• _Work to complete_: Retype the lines beneath this one, from the first through the line containing "const provinceSiteCounts = [3, 5, 3];". Pictures are left out.

• _Given information_:
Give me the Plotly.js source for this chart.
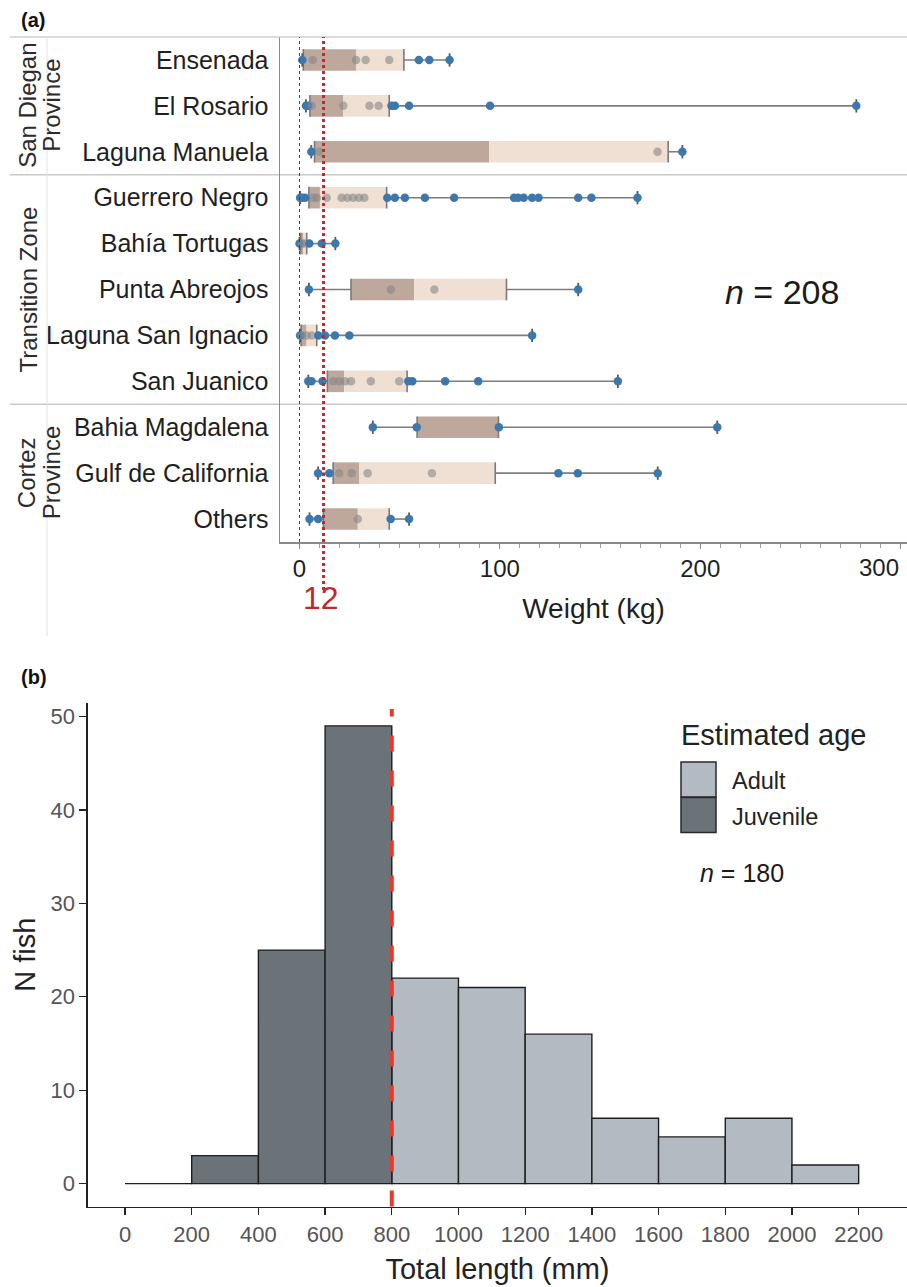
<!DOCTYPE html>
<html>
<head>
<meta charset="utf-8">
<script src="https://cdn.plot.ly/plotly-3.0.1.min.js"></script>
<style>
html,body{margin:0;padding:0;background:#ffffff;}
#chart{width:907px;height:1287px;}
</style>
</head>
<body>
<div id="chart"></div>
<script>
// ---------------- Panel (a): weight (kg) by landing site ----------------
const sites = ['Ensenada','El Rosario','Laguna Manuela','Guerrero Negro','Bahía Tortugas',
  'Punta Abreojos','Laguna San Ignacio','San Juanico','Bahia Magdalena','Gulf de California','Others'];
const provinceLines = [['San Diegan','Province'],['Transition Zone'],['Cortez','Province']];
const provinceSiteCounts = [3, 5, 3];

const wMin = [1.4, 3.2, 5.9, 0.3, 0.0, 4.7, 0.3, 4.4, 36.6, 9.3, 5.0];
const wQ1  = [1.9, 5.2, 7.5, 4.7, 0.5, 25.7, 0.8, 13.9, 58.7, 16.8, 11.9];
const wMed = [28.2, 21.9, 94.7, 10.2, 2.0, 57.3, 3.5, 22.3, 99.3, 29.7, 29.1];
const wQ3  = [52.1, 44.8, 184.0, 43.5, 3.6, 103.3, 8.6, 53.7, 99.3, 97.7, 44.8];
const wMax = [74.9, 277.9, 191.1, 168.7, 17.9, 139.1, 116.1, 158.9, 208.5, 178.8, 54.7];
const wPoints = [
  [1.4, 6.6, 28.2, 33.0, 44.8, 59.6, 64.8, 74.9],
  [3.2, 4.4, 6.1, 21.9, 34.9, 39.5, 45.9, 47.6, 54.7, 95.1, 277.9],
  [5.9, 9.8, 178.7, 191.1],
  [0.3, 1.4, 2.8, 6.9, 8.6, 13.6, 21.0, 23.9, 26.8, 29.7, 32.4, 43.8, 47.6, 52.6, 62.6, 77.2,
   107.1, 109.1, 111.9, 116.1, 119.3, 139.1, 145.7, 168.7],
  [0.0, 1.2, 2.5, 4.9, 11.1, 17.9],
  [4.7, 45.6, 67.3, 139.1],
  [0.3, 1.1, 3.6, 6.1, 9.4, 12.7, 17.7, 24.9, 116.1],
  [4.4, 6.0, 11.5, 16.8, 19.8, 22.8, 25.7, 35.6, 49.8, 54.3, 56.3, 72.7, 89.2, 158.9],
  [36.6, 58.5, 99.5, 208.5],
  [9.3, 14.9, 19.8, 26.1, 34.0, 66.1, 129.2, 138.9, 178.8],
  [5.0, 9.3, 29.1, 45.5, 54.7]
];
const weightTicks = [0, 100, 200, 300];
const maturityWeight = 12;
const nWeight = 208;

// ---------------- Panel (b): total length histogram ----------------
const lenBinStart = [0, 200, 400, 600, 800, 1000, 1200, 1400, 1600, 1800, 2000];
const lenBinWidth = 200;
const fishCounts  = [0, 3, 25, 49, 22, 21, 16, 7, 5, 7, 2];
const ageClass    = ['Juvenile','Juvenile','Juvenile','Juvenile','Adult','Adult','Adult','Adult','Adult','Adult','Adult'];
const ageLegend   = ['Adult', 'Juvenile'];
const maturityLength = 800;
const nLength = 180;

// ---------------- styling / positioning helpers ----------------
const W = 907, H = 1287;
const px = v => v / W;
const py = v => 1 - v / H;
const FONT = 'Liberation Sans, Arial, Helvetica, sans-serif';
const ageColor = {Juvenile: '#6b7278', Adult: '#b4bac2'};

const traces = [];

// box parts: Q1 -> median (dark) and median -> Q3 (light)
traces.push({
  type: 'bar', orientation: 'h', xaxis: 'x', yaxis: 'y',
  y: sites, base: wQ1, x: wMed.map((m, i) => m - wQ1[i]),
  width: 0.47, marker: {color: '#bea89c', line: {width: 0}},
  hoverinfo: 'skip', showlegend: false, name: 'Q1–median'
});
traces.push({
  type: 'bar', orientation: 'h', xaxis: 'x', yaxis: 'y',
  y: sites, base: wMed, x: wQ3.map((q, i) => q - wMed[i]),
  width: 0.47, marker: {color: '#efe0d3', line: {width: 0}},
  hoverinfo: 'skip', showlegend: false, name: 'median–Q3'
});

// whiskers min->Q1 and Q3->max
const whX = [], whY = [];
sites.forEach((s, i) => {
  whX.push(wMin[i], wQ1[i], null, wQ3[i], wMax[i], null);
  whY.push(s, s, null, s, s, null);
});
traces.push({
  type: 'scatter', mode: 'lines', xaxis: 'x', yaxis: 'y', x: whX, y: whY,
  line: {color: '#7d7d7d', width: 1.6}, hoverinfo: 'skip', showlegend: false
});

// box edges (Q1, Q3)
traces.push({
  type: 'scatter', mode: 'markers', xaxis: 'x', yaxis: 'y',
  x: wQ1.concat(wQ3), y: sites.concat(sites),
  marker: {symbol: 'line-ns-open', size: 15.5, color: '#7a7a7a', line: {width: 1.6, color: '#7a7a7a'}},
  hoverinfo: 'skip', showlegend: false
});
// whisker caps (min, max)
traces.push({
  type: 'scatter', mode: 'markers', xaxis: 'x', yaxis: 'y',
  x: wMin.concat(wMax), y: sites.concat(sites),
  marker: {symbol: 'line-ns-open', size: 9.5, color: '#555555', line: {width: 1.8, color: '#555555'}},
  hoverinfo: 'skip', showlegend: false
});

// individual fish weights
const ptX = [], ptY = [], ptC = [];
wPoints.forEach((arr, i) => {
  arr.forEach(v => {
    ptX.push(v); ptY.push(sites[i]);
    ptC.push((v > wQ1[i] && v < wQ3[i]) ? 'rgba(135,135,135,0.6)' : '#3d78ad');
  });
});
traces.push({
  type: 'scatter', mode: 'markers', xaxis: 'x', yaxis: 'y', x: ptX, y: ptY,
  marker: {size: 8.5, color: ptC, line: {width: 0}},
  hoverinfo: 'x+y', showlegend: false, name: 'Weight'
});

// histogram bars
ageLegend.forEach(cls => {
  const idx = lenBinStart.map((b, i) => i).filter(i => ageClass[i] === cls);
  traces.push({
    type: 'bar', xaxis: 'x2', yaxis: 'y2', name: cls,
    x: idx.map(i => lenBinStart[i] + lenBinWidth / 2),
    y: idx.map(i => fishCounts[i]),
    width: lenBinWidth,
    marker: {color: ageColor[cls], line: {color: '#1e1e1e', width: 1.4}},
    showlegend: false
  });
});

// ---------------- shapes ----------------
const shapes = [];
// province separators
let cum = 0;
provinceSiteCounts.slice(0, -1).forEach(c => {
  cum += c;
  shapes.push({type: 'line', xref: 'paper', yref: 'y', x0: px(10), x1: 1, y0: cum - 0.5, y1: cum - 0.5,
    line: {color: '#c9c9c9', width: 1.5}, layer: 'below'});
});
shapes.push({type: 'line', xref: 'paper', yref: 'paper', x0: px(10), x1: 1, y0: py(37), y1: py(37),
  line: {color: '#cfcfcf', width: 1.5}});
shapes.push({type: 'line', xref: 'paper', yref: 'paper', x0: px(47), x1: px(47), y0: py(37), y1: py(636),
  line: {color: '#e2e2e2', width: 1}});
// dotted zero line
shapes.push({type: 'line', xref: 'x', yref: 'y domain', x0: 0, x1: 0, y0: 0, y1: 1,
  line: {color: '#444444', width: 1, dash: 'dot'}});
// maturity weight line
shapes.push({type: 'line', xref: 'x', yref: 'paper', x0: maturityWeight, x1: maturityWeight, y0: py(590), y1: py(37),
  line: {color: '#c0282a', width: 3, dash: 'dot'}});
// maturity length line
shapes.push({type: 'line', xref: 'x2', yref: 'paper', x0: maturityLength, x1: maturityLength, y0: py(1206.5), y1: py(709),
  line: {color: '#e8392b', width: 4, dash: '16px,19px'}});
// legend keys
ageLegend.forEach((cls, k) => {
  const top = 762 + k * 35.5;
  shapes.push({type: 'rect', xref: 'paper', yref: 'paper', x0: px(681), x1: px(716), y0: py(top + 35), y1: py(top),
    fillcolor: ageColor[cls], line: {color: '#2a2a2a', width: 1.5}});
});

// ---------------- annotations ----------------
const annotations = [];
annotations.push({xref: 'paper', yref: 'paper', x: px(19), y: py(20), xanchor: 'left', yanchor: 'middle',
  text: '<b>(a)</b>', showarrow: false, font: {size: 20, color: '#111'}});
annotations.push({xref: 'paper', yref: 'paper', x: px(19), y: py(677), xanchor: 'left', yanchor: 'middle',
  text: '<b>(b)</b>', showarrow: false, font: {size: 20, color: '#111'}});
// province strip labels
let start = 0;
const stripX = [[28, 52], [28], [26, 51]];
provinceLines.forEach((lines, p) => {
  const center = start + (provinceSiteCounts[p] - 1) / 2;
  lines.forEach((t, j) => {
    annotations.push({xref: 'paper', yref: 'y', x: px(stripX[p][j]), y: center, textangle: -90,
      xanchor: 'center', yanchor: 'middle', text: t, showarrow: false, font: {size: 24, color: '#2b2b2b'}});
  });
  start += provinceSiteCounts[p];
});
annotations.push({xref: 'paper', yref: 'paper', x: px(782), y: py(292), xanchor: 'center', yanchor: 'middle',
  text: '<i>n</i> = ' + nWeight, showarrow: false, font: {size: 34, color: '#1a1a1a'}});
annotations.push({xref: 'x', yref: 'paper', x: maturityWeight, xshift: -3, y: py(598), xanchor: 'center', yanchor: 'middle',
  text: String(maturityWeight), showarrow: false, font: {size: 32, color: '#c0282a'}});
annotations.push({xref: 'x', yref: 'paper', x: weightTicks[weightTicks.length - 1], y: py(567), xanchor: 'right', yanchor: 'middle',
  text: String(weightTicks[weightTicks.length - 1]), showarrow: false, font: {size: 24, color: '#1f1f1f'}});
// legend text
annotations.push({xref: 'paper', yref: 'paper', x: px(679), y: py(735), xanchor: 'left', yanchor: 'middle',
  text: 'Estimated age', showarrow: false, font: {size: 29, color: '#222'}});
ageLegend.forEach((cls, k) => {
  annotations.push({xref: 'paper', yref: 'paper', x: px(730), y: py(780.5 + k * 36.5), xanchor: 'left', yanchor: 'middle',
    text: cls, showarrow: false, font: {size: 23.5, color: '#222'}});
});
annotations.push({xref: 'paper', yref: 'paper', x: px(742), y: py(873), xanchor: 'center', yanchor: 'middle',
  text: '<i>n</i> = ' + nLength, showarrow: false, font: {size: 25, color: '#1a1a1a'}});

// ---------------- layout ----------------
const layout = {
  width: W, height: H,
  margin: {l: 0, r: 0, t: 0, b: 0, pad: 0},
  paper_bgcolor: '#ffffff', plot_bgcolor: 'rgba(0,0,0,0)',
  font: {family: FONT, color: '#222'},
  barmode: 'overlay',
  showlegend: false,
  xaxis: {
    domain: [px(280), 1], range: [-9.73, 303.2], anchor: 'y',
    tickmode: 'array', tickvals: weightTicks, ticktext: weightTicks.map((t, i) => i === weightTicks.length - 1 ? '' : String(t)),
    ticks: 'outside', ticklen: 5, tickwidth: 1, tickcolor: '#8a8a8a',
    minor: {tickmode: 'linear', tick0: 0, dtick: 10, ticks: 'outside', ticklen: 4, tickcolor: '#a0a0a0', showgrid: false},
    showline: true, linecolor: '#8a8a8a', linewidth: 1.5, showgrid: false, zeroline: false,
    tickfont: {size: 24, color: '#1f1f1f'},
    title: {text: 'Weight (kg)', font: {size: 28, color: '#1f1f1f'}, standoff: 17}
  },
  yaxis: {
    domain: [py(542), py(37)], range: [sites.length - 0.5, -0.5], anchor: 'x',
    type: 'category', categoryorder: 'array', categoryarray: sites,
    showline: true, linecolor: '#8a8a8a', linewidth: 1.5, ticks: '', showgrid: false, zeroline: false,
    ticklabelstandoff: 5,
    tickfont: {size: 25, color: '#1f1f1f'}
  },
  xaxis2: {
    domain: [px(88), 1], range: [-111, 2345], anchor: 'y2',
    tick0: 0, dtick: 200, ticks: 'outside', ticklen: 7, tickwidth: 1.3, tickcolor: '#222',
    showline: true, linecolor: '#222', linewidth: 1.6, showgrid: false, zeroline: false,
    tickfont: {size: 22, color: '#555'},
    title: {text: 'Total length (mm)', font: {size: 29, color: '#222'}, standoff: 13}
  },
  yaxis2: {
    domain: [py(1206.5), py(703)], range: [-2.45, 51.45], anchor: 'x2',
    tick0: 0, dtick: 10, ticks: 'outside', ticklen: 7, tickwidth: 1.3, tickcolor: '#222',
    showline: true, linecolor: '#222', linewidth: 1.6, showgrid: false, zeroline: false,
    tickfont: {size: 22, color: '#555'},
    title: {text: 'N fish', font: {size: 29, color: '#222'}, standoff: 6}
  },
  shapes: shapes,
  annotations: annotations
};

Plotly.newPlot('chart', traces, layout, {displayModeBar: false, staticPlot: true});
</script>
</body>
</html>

• _Answer to this exercise_:
Give me the Plotly.js source for this chart.
<!DOCTYPE html>
<html>
<head>
<meta charset="utf-8">
<script src="https://cdn.plot.ly/plotly-3.0.1.min.js"></script>
<style>
html,body{margin:0;padding:0;background:#ffffff;}
#chart{width:907px;height:1287px;}
</style>
</head>
<body>
<div id="chart"></div>
<script>
// ---------------- Panel (a): weight (kg) by landing site ----------------
const sites = ['Ensenada','El Rosario','Laguna Manuela','Guerrero Negro','Bahía Tortugas',
  'Punta Abreojos','Laguna San Ignacio','San Juanico','Bahia Magdalena','Gulf de California','Others'];
const provinceLines = [['San Diegan','Province'],['Transition Zone'],['Cortez','Province']];
const provinceSiteCounts = [3, 5, 3];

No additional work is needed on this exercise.